各国のくちぶえ事情を聞いたり、オフレコ話などで盛り上がる。

そろそろいい時間になったので、皆でがやがやと会場に戻る。
「アライドはなんか気楽でいいね」といったら、某なぴゅに「え〜っ、けっこうマジなんですけど・・・」と目を丸くされてしまった。そっか、アンサンブルはそちらの本領でしたね。。。

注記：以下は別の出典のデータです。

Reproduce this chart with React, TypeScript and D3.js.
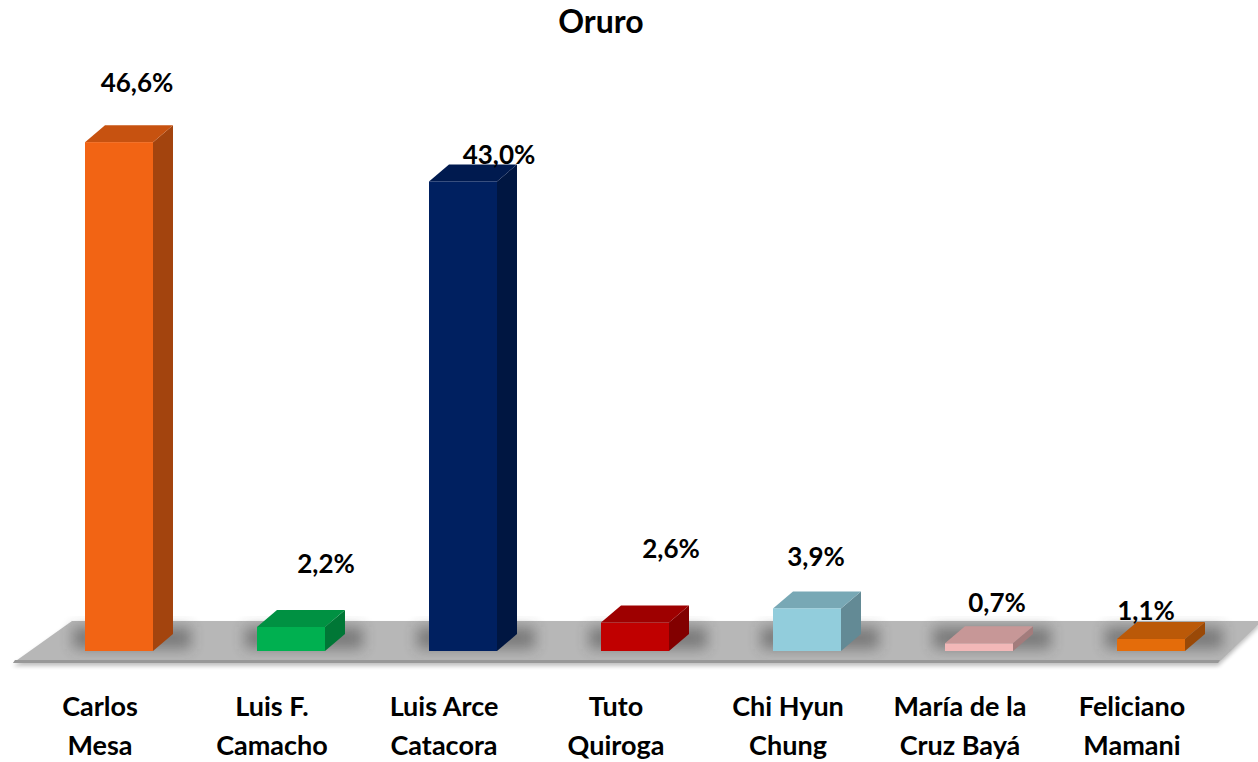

アライドアートは、くちぶえが入っていれば、結構なんでもありのカテゴリ。
歌はもちろん、タップダンス、手笛、エフェクター、ラッパやヴァイオリン、ギター、ピアノなどの楽器併用のもの、中には空手(しかも女性)もあったり・・・

見ていてとっても楽しめたので、水を差すのは忍びないが、口笛大会の中でやる以上、「くちぶえ演奏の完成度」と「くちぶえをどう生かすか」という視点がベースに欲しいと思った。前回の中国大会ほどではないが、くちぶえとそれ以外の部分の関連が見えないものが目立った。

アライドアートが終わってからファイナリストの発表があり、男性7人、女性3人がファイナルに進んだ。日本人3人はぼくを含め全員ファイナルに残ってひと安心。

今日も終わったのは夜10時近く。連日結構ハード。
う〜ん、明日の練習をする時間がないぞ。